Kamala Harris heads to Vietnam and Singapore after staying quiet amid Afghanistan chaos
As large crowds swarm Afghanistan’s Kabul airport to flee the Taliban takeover of the country, Vice President Kamala Harris is embarking Friday on a trip to Asia with stops in Singapore and Vietnam — ironically, the sites of previous US-UK military humiliations.
But Harris’ office has argued that the trip — planned before last weekend’s Taliban seizure of Kabul — shouldn’t be “bogged down” by comparing Afghanistan to past calamities including the US defeat by Vietnam’s Communist government in the 1970s.

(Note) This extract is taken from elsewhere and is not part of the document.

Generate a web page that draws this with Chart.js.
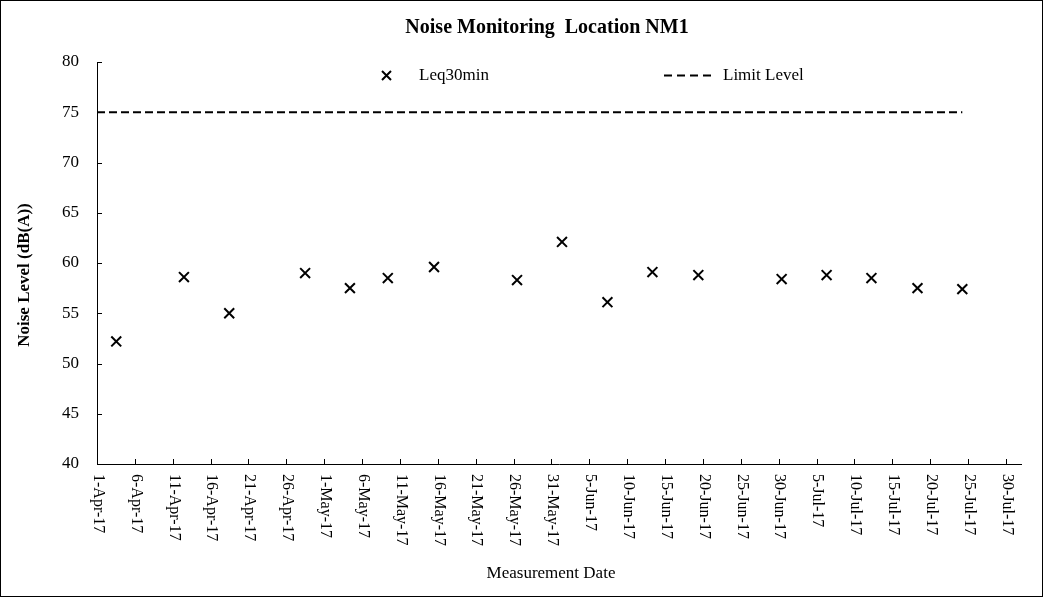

“We don’t want to get bogged down in the historical comparisons,” a senior Biden administration official told reporters this week.
“As Defense Department Spokesman [John] Kirby said the other day, or yesterday, you know, we’re not focused on the history of the Vietnam War. We’re focused on what’s going on today in Afghanistan and doing everything we can to have the most successful outcome.”
President Biden last month said that the US departure from Afghanistan after 20 years of war would not resemble the 1975 fall of Saigon in Vietnam. He was proven wrong when hordes of Afghan civilians rushed to the Kabul airport to flee the Taliban’s two-week offensive that retook nearly the entire country.
Harris will stop first in Singapore and then in Vietnam, where she’s expected to be peppered with reporter questions on parallels between the US departures from South Vietnam and Afghanistan. Thousands of US citizens are feared stranded in Taliban-held territory, though US officials say they don’t know the exact number.
Singapore, like Vietnam, witnessed one of the most stunning western military defeats when more than 80,000 men fighting for the powerful British Empire capitulated to a much smaller Japanese army in 1942. The defeat handed the Axis powers control of one of the world’s most important shipping routes.
The senior Biden administration official said, “Vietnam today is an increasing partner of the United States. And that’s why the vice president is going.”
The official insisted that Harris will remain abreast of developments in Afghanistan. Although the VP boasted in April that she was the last person consulted by Biden about his decision to withdraw US troops, she’s been conspicuously absent from public view since the lightning Taliban offensive defeated the US-backed Afghan government.
“We are all confident that she can do this trip and pursue all of these important interests while staying engaged on the subject of Afghanistan,” the official said.
“She will be receiving briefings on the road. She and her team will be constantly in touch with the team back here. And she leaves, as I say, confident that she can pursue these critically important issues for the United States in Southeast Asia while at the same time being a full participant in the Afghan policy and implementation that’s being led here in Washington.”
It will be Harris’ second trip abroad as vice president. Her trip in June to Guatemala and Mexico to enlist help in stemming a surge in illegal immigration was overshadowed by her struggle to answer questions about her refusal to visit the US-Mexico border, which she ultimately did after returning to the US.